Step One: Developing your plan:
Know what it’s costing you to operate your trucking business day-to-day. For the purpose of your vacation goal, you need to know your daily fixed costs. Take your Annual Fixed Cost total and divide it by 260. (You use 260 days and not 365 is that no trucker runs with paying freight every day of the year. 260 represents 5 days a week, which is the average time the vast majority of trucks actually generate revenue.) Now you know your daily fixed costs. And remember, the most important expense in your Fixed Cost is your own salary. You need to have the money in reserve for things like car payments, house or rent payments, etc.
Step Two: What’s the number of days you’ll be on vacation?
Plan enough days so that you’ll actually relax and thinking about things totally unrelated to trucking. Why take time off, if you’re going to worry about what’s going on with your carrier.
Step Three: Give yourself the revenue to cover the short revenue days.
Add 10 additional days (5 days before your vacation and 5 days after its end). This is to compensate for the loss of hauling revenue. This is to cover being home on a specific date to start your holiday. Plus when you return to a positive cash flow upon your return. (The ten days provide a financial cushion.)
Step Four: Calculating the money you’ll need in reserve.
Multiply the total number of vacation days, including the 10 additional ones, by your daily fixed costs (including your salary). This is the amount of cash reserve needed in your vacation savings account.
Step Five: Calculating what you’ll need to add to your hauling rates.
Take this cash reserve requirement total, add it to your Annual Fixed Cost figure, and divide by 260. This new total will be your new daily fixed cost. This is the amount you need every day, to pay all your fixed business expenses, personal home expenses, and provide you with a Vacation Cash Reserve.
Please note: this cash reserve is solely for covering all your trucking business expenses. It includes your personal salary during your vacation. And while getting back into the swing of the business upon your return. The money needed for the vacation itself (plane tickets, hotel, etc.) is a separate savings plan.

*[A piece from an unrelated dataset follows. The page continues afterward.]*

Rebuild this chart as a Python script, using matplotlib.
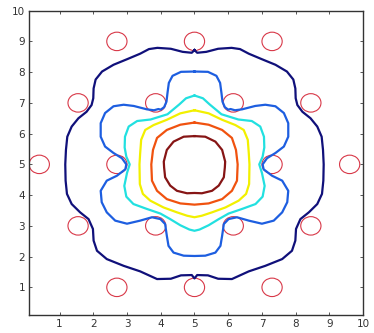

How to structure your time away so you return to a thriving operation.
Now you have the financial side of things covered for your vacation. Here are a few loose ends that need to be handled to ensure your business is there upon your return.
For the business to be there when you return your employees and drivers need to make the right decisions. This means they must have the information they need to do their jobs as well as portions of yours. This is accomplished by training them well in advance.
How to cover your loads as a single-pony operator to go on vacation.
For the owner/operator with one truck and no employees.
1. Pick a slow part of your hauling year when load pickings are slim.
2. Locate another trusted single-pony operator who hauls the same freight in the same lanes as you.
3.Work schedules out so you both can get needed time off. You cover for him with his customers and the other trucker covers for you with your customers.
This benefits both of you.
1. It helps increase his revenue during a slow period and give you the needed rejuvenation period.
2. You can reciprocate and cover for him while he goes on vacation. This can either be when you return or, if needed, during a later slow freight period.
Working together even though you may be competitors can have some real benefits.
Learn to delegate to others long before you’re headed out the door for some R and R.
For the small carrier owner, you need to delegate specific tasks and responsibilities to your employees. Don’t give one staff person all of your responsibilities; make sure you spread them throughout the ranks so one person isn’t overwhelmed.
Notifying your customers.
Contact your regular shippers and brokers and let them know when you’ll be going on holiday. And don’t wait until you’re a couple of days away from departure. Let them know at least two or three months in advance. Then again one month before the date. Finally, the week before you leave. Provide them with your contact information so they can get in touch with you if they have an emergency. And when you return, get in touch with everyone and let them know you’ve returned. Focused communication will help alleviate many fears and assure them that it will be ‘business as usual’ in your absence.
Best times to take a vacation.
Plan around slow periods if your business is seasonal, or there are foreseeable times when loads slow down. That’s by far the best time to take a vacation. For one reason, there’s less opportunity for problems to crop up.
Set a schedule to stay in touch with your office personnel or trucker covering your loads.
Finally, set a schedule to check email and to be available to your staff. A word of caution on this final step. Keep this schedule to a minimum and set very strict guidelines. Remember, you’re getting away from it all to get a rest from routine and rejuvenate your energy. The more interruptions you allow, the less effective and enjoyable the time off will be.
All work and no play will take a toll on your productivity and your bottom line.